* WHAT IS EXPECTED
How many lines in the records below contain the word "Write"? Give only the number.

* INPUT DATA
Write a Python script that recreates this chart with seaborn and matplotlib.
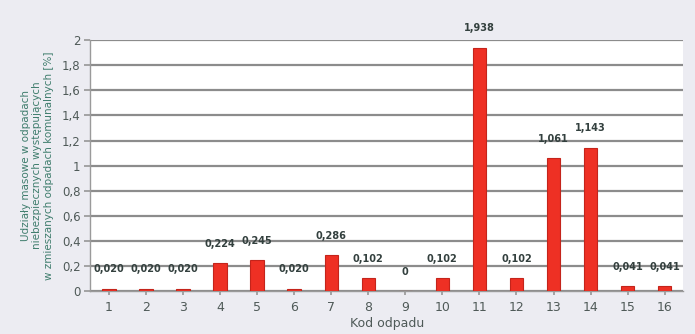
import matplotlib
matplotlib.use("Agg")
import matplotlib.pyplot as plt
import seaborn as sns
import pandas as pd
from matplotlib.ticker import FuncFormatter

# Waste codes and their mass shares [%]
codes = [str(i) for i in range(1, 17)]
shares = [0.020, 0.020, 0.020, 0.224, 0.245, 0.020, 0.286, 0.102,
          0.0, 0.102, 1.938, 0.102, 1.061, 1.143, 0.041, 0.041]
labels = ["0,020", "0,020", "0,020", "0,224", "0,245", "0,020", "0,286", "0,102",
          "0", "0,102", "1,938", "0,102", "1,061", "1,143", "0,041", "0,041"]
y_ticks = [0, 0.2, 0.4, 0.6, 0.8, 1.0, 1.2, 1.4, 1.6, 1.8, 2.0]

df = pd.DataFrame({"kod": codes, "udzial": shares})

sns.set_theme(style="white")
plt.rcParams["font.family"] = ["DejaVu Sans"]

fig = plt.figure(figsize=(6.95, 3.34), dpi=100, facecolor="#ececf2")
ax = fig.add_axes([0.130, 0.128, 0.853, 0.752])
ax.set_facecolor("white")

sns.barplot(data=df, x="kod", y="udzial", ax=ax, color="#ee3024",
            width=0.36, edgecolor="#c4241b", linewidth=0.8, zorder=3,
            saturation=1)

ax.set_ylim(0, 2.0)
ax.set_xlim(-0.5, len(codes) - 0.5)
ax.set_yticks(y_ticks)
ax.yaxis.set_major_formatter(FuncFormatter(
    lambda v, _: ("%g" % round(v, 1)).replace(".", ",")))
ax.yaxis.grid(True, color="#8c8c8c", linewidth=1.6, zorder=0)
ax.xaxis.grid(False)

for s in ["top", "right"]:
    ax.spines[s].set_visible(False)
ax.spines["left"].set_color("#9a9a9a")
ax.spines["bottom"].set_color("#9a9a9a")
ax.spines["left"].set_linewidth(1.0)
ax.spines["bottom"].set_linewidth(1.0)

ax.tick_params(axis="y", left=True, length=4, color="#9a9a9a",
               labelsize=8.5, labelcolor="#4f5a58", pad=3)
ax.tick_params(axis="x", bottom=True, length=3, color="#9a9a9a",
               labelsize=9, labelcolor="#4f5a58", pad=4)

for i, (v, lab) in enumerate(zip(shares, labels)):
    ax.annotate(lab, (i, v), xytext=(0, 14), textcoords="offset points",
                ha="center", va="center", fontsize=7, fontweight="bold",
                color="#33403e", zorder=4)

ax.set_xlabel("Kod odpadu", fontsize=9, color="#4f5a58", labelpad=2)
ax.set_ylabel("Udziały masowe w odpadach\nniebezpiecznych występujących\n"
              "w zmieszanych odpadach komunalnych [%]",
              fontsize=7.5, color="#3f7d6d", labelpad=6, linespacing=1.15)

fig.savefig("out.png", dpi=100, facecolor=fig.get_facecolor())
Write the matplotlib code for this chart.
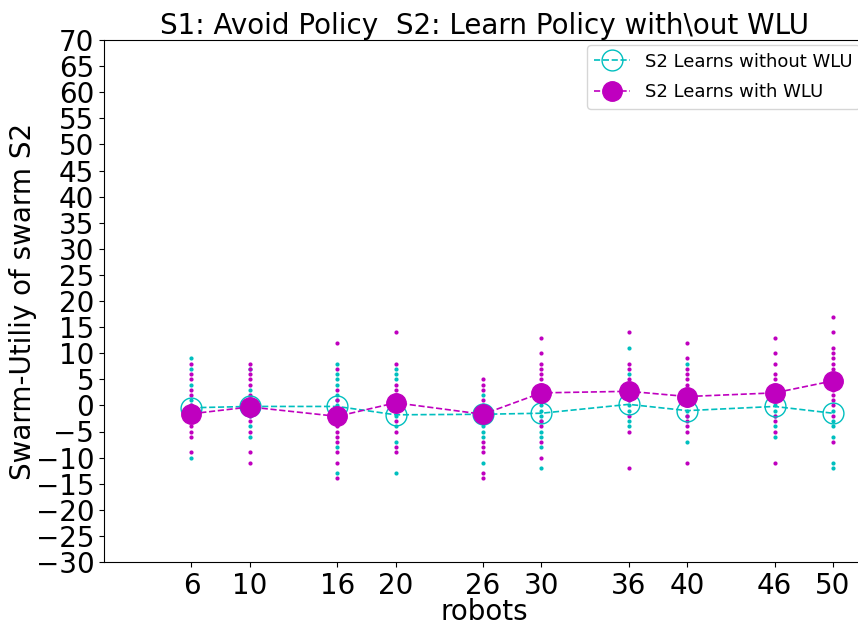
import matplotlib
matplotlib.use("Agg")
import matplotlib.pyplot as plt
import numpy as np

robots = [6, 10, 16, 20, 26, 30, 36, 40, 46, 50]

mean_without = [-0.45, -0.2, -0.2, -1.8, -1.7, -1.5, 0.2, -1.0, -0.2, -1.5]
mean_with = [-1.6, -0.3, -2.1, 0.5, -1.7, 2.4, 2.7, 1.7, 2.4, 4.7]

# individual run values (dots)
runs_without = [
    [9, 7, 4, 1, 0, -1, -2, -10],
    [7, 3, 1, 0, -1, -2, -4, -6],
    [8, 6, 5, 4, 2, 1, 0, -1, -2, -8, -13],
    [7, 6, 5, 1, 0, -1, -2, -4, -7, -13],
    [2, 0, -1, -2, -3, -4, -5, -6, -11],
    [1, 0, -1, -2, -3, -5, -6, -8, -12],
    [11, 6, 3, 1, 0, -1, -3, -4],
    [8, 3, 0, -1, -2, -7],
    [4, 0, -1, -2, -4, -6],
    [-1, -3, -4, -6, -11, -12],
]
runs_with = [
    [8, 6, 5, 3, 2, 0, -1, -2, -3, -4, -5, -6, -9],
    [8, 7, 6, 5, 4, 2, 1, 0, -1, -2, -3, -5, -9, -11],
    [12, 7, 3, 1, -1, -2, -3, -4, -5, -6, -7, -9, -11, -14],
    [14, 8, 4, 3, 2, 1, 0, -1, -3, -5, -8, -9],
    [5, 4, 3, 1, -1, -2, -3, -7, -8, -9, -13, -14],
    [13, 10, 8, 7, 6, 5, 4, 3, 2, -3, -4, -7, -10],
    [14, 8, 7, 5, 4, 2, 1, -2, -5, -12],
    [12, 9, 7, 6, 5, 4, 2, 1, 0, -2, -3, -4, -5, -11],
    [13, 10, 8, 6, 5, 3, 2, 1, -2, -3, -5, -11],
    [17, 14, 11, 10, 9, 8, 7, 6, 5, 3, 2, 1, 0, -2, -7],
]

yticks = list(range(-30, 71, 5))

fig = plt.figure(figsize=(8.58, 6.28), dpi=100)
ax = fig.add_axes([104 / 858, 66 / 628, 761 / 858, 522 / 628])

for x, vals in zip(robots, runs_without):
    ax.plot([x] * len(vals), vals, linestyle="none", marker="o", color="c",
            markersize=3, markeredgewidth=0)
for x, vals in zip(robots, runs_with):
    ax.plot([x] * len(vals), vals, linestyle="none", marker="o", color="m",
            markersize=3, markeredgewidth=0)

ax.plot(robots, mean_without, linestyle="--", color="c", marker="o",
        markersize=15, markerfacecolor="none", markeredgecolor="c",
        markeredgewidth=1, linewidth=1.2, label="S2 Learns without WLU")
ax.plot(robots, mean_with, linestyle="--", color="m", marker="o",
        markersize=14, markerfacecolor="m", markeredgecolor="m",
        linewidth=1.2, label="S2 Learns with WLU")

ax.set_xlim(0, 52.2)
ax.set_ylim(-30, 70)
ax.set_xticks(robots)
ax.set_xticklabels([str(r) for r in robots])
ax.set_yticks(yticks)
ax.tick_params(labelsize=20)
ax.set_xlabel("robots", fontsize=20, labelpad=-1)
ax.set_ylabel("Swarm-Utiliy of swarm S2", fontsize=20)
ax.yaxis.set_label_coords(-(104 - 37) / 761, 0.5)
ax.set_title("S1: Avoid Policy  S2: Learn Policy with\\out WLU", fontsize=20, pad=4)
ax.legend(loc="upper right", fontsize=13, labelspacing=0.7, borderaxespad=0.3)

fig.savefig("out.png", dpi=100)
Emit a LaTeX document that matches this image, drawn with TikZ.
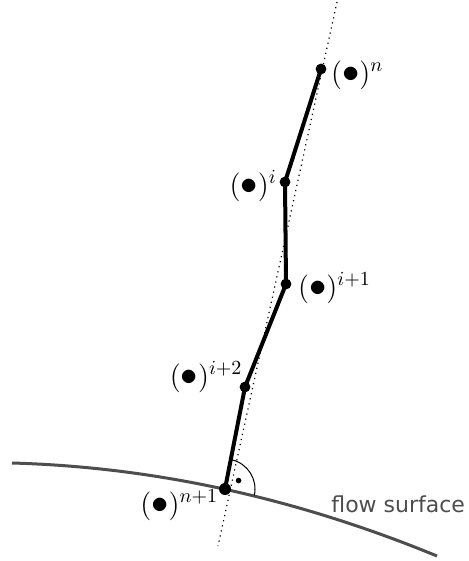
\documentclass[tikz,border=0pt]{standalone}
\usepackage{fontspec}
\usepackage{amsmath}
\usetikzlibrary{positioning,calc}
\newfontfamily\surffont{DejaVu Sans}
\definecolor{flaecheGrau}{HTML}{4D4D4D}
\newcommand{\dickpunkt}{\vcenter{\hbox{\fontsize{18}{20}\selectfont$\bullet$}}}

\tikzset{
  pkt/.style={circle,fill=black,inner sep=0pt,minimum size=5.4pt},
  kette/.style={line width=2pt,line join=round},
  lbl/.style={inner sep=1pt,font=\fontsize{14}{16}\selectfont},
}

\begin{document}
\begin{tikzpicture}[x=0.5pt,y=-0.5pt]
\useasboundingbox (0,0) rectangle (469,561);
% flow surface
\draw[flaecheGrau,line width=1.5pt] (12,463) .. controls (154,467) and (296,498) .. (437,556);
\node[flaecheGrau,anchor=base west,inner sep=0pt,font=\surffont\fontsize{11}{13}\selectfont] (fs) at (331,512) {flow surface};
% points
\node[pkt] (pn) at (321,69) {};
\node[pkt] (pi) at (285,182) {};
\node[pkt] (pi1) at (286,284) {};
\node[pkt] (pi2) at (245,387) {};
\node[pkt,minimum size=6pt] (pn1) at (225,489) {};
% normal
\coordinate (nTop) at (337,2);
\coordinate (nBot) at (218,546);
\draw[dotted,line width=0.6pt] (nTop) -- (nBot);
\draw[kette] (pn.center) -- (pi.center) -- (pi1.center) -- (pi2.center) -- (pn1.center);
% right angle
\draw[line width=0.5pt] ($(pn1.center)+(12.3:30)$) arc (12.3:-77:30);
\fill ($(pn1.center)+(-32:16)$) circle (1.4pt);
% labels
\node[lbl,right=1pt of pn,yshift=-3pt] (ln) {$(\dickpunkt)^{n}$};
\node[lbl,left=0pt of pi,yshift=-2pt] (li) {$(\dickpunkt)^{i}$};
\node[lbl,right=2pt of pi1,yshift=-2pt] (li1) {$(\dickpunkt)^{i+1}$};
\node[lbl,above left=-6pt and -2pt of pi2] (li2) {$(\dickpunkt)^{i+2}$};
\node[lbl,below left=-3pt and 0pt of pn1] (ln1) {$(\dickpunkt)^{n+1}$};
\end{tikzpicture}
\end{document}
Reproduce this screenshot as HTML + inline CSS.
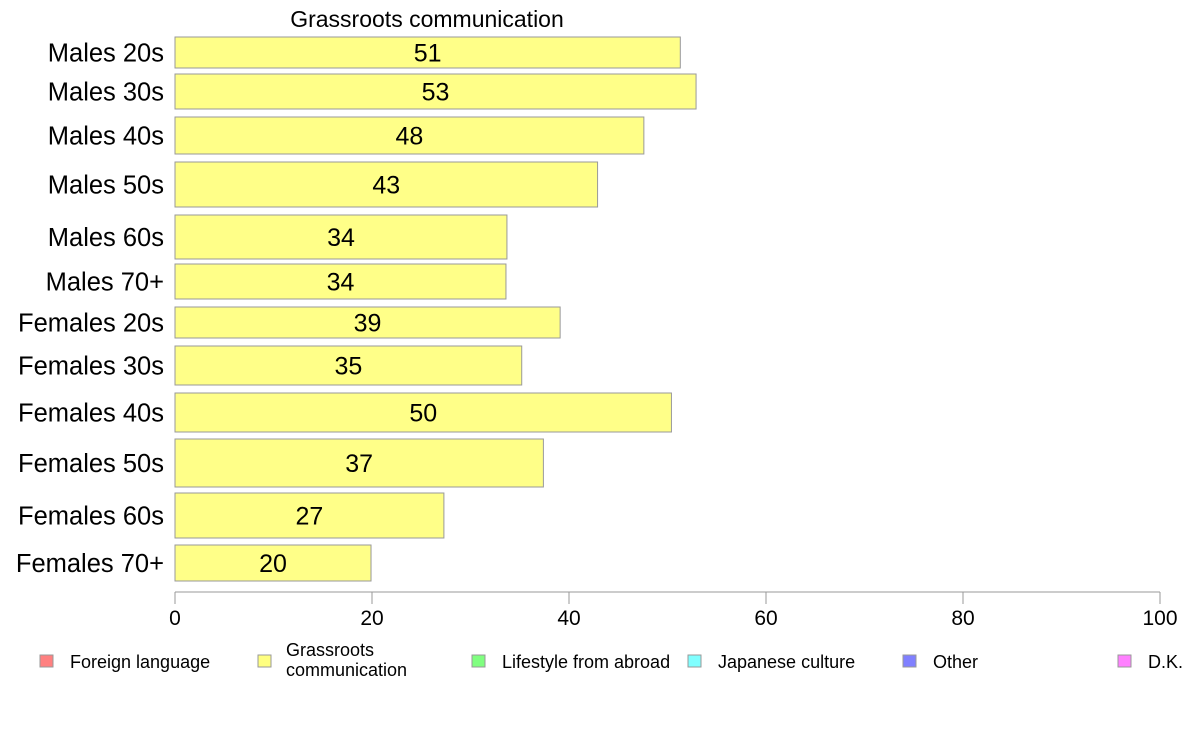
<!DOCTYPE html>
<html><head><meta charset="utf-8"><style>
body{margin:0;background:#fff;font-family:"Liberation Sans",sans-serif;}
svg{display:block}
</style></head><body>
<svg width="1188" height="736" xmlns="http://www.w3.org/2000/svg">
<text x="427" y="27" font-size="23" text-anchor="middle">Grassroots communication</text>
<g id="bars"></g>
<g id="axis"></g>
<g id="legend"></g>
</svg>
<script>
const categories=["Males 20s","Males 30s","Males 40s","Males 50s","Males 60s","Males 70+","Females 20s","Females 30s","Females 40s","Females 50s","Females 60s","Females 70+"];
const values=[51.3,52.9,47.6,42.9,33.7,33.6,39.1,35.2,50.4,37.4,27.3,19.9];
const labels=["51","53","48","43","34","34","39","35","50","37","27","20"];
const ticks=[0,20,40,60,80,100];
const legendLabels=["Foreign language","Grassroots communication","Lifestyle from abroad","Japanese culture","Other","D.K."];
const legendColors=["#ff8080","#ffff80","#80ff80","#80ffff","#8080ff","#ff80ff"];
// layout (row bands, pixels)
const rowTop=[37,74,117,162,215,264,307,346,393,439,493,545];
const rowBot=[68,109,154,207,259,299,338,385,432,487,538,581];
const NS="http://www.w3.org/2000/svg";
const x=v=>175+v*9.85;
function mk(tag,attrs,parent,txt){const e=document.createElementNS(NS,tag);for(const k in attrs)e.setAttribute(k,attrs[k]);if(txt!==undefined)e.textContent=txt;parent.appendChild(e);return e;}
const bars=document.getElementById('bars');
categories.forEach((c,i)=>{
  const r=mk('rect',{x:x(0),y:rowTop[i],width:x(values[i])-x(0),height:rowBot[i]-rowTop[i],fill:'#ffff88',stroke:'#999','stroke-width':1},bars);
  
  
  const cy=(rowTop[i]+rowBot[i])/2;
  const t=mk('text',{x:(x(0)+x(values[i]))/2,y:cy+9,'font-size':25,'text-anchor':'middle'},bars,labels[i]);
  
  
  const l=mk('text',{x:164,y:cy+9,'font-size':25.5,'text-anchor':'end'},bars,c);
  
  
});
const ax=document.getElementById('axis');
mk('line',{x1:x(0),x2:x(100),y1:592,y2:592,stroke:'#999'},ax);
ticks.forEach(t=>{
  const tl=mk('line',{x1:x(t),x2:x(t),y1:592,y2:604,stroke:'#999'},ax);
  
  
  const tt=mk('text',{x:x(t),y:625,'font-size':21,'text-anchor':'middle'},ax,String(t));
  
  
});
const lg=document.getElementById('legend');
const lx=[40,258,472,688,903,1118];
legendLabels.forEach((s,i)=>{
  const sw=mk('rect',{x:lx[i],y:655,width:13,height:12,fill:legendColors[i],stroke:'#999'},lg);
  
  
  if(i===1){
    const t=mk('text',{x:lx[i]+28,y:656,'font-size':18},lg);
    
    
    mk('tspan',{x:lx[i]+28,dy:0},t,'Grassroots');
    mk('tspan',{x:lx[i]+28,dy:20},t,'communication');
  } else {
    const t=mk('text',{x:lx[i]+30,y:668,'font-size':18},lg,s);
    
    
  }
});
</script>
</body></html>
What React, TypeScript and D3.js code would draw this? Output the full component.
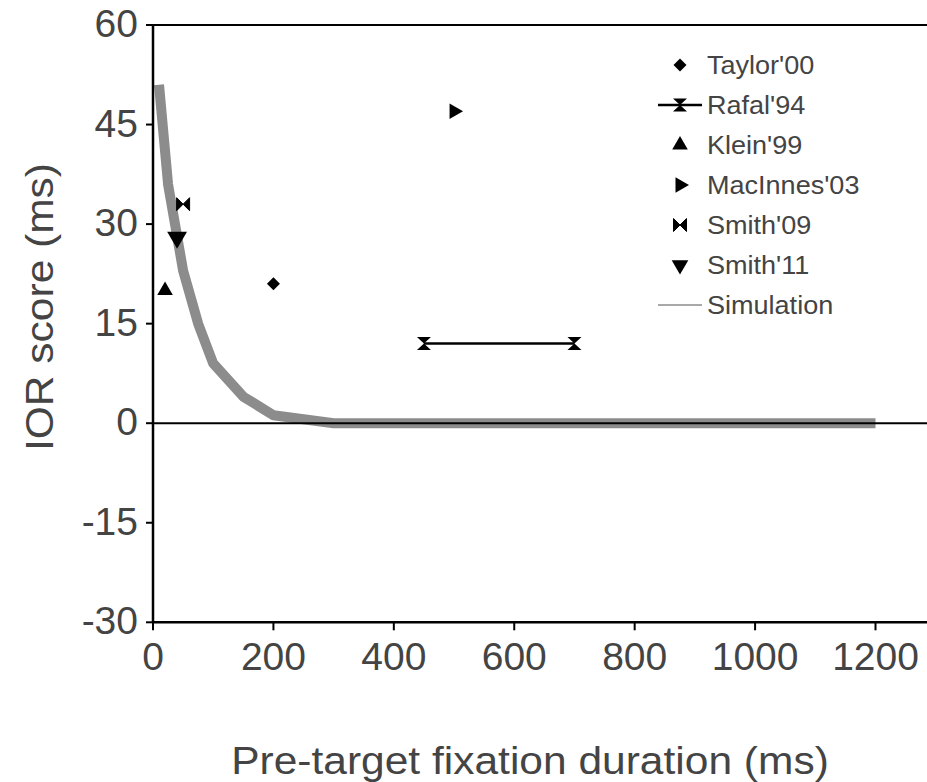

* RESULT OF THE EXERCISE
2